The downside to using a warm bottle is you have to carry an extra bottle and you have to use water to boil. If the weather is extra cold then the warm bottle can get cold relatively quickly, so this won’t work as well in the freezing cold winter months, but its better than nothing.
Another option of an external heat source is to use heating pads. You can use Hot Hands heating pads. These are easy and convenient to use. You just peel the pouch and they will warm up. They are rated to last around eight to ten hours. The great thing about them are they are small and can be placed in many different areas. The downside of them is they produce a lot of trash and waste since they are only one time use.
The last line of defense in gear to warm your feet in your sleeping bag are to double up on your socks. For the coldest nights this is a great option. You can wear two thick socks. This will block external wind and cold from getting to your feet. If it is extra windy then I cover my feet with my rain pants to block any additional cold drafts.
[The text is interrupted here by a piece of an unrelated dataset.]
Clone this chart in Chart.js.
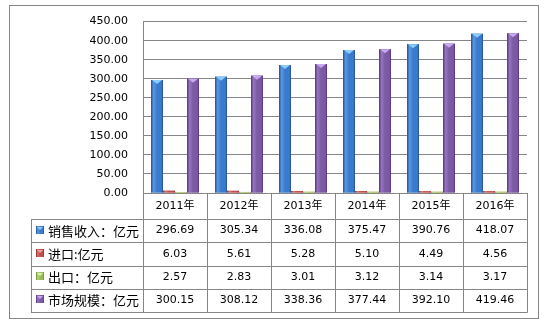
<!DOCTYPE html>
<html><head><meta charset="utf-8">
<script src="https://cdn.jsdelivr.net/npm/chart.js@4/dist/chart.umd.min.js"></script>
<style>html,body{margin:0;padding:0;background:#fff}#wrap{width:548px;height:325px;position:relative}</style>
</head><body><div id="wrap"><canvas id="c"></canvas></div>
<script>
const categories = ['2011年','2012年','2013年','2014年','2015年','2016年'];
const seriesNames = ['销售收入：亿元','进口:亿元','出口：亿元','市场规模：亿元'];
const salesRevenue = [296.69,305.34,336.08,375.47,390.76,418.07];
const importValues = [6.03,5.61,5.28,5.10,4.49,4.56];
const exportValues = [2.57,2.83,3.01,3.12,3.14,3.17];
const marketSize = [300.15,308.12,338.36,377.44,392.10,419.46];
const yMin = 0, yMax = 450, yStep = 50;

const palette = [
  {base:'#3a7bcf', dark:'#23508c', light:'#5a98e2', cap:'#8ccdfd'},
  {base:'#c0504d', dark:'#8a2e2c', light:'#d9716d', cap:'#f2a3a1'},
  {base:'#9bbb59', dark:'#6c8a36', light:'#b8d57c', cap:'#dcf3ae'},
  {base:'#7c59a5', dark:'#523778', light:'#9875c2', cap:'#c9a7f1'}
];
const GRID = '#868686';
const FONT = '"DejaVu Sans", "Noto Sans CJK SC", sans-serif';
const CJK = '"Noto Sans CJK SC", sans-serif';

const seriesData = [salesRevenue, importValues, exportValues, marketSize];

function barGrad(ctx, left, w, p){
  const g = ctx.createLinearGradient(left,0,left+w,0);
  g.addColorStop(0,p.dark); g.addColorStop(0.22,p.light); g.addColorStop(0.5,p.base); g.addColorStop(0.85,p.base); g.addColorStop(1,p.dark);
  return g;
}

const decoPlugin = {
  id:'deco',
  beforeDraw(chart){
    const ctx = chart.ctx;
    ctx.save();
    ctx.fillStyle='#fff'; ctx.fillRect(0,0,chart.width,chart.height);
    ctx.strokeStyle=GRID; ctx.lineWidth=1;
    ctx.strokeRect(9.5,5.5,529,313);
    ctx.restore();
  },
  afterDatasetsDraw(chart){
    const ctx = chart.ctx;
    ctx.save();
    chart.data.datasets.forEach((ds,di)=>{
      const meta = chart.getDatasetMeta(di);
      const p = palette[di];
      meta.data.forEach(el=>{
        const {x,y,base,width} = el.getProps(['x','y','base','width'],true);
        const left = x-width/2;
        ctx.fillStyle = barGrad(ctx,left,width,p);
        ctx.fillRect(left,y,width,base-y);
        if (base-y>5){
          ctx.fillStyle=p.cap;
          ctx.beginPath();
          ctx.moveTo(left+1,y); ctx.lineTo(left+width-1,y); ctx.lineTo(x,y+4); ctx.closePath(); ctx.fill();
        }
      });
    });
    ctx.restore();
  },
  afterDraw(chart){
    const ctx = chart.ctx, area = chart.chartArea;
    const n = categories.length;
    const cw = (area.right-area.left)/n;
    const top = area.bottom, hdrBottom = area.bottom+26;
    const rowH = 23.25, tableLeft = 31;
    const rows = seriesNames.length;
    const bottom = hdrBottom + rows*rowH;
    const px = v=>Math.round(v)+0.5;
    ctx.save();
    ctx.strokeStyle=GRID; ctx.lineWidth=1;
    ctx.beginPath();
    for(let r=0;r<=rows;r++){
      const yy = px(hdrBottom + r*rowH);
      ctx.moveTo(tableLeft,yy); ctx.lineTo(area.right+0.5,yy);
    }
    ctx.moveTo(px(tableLeft),px(hdrBottom)); ctx.lineTo(px(tableLeft),px(bottom));
    for(let i=0;i<=n;i++){
      const xx = px(area.left+i*cw);
      ctx.moveTo(xx,top); ctx.lineTo(xx,px(bottom));
    }
    ctx.stroke();
    ctx.fillStyle='#000'; ctx.textAlign='center'; ctx.textBaseline='middle';
    ctx.font='11px '+FONT;
    for(let r=0;r<rows;r++){
      const yy = hdrBottom + r*rowH + rowH/2;
      seriesData[r].forEach((v,i)=>{
        ctx.fillText(v.toFixed(2), area.left+(i+0.5)*cw, yy);
      });
      const p = palette[r];
      const mx=36, my=Math.round(yy-5);
      ctx.fillStyle = barGrad(ctx,mx,8,p);
      ctx.fillRect(mx,my,8,8);
      ctx.fillStyle=p.cap; ctx.beginPath(); ctx.moveTo(mx+1,my+1); ctx.lineTo(mx+7,my+1); ctx.lineTo(mx+4,my+4); ctx.closePath(); ctx.fill();
      ctx.fillStyle='#000'; ctx.textAlign='left'; ctx.font='13px '+CJK;
      ctx.fillText(seriesNames[r], 48, yy);
      ctx.textAlign='center'; ctx.font='11px '+FONT;
    }
    ctx.restore();
  }
};

new Chart(document.getElementById('c'),{
  type:'bar',
  data:{
    labels:categories,
    datasets: seriesNames.map((name,i)=>({
      label:name, data:seriesData[i], backgroundColor:palette[i].base,
      borderWidth:0, categoryPercentage:0.75, barPercentage:1
    }))
  },
  options:{
    responsive:true, maintainAspectRatio:false, animation:false,
    layout:{padding:{left:0,right:21,top:19,bottom:106}},
    plugins:{legend:{display:false},tooltip:{enabled:false}},
    scales:{
      x:{
        grid:{display:false,drawTicks:false},
        border:{display:false},
        ticks:{font:{size:11,family:FONT},color:'#000',padding:7,maxRotation:0},
        afterFit(s){ s.height=26; }
      },
      y:{
        min:yMin,max:yMax,
        grid:{color:GRID,drawTicks:false,lineWidth:1},
        border:{color:GRID},
        ticks:{stepSize:yStep,font:{size:11,family:FONT},color:'#000',padding:15,callback:v=>Number(v).toFixed(2)},
        afterFit(s){ s.width=143; }
      }
    }
  },
  plugins:[decoPlugin]
});
</script></body></html>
Turning from side to side and laying wide awake in your sleeping bag due to cold feet is a recipe for a restless night. I used to lay wide awake wondering why my feet were so cold in my sleeping bag. It wasn’t until my friends recommended some solutions and things I learned over the years helped me warm my feet in the tent.
Picking the right tent setup, covering your tent, and laying in the right area will ensure you have a warmer tent. Once you have an optimal tent setup then its down to having a warm enough sleeping pad, long enough sleeping pad, and a good pair of wool socks. Now you have a great baseline to start with and can use warm bottles or heating pads to supplement missing heat and warm your feet within your sleeping pad. Enjoy your next camping trip with warm and cozy feet!